Чувства, ощущения, в связи с этими думами и болями, так обострены, что скоро, наверное, начну я, как Франциск Ассизский, понимать язык птиц, рыб и вообще всех Божьих тварей. Ночами не сплю, слушаю Голос безмолвия. Много чего узнал из Космоса.

Срезал у себя на указательных пальцах кровавые мозоли и наросты, величиной с наперсток, от работы на машинке. Нарастают новые.

Один Ишка все понимает. С ним только и разговариваю.
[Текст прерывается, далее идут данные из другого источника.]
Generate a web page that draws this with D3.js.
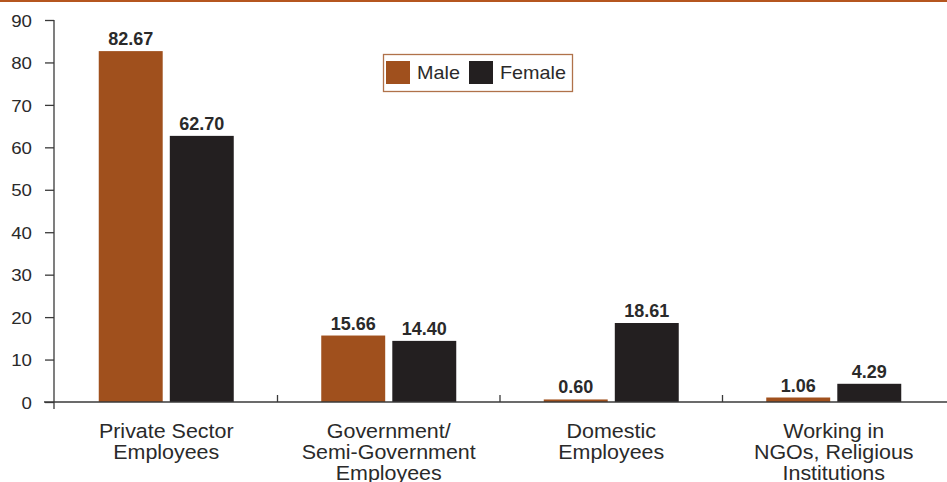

Какая-то энергия еще во мне есть. Недавно глаза болели, оттого, что свет в кабинете не работал. Я посмотрел на выключатель и на патрон – и сказал себе, что свет должен, обязан гореть. Ввинтил лампу – зажегся свет. Видимо, не случайно в семьдесят втором году Владимир Леви, прочитав мои стихи, сказал, что он ничего не может со мной поделать, потому что я сильнее его. Эх, если бы удалось вот сейчас восстановить свою энергию, силу свою! Но это паскудное зло так все подстроило, чтобы мучить меня, – что тяжело держаться, тяжело выстаивать. И только работа меня спасает. Ею держусь еще. Я противостою злу всем своим творчеством. Пусть творчество мое, само по себе, противостоит злу – всем своим добром и светом. Я устал страдать. Я заслужил любовь и радость. Но у меня есть и гордость, и честь. И я никому не позволю топтать любовь и уничтожать свет. Начало осени, Сколько еще осталось времени смотреть за окно на Святую гору и быть вместе со светом?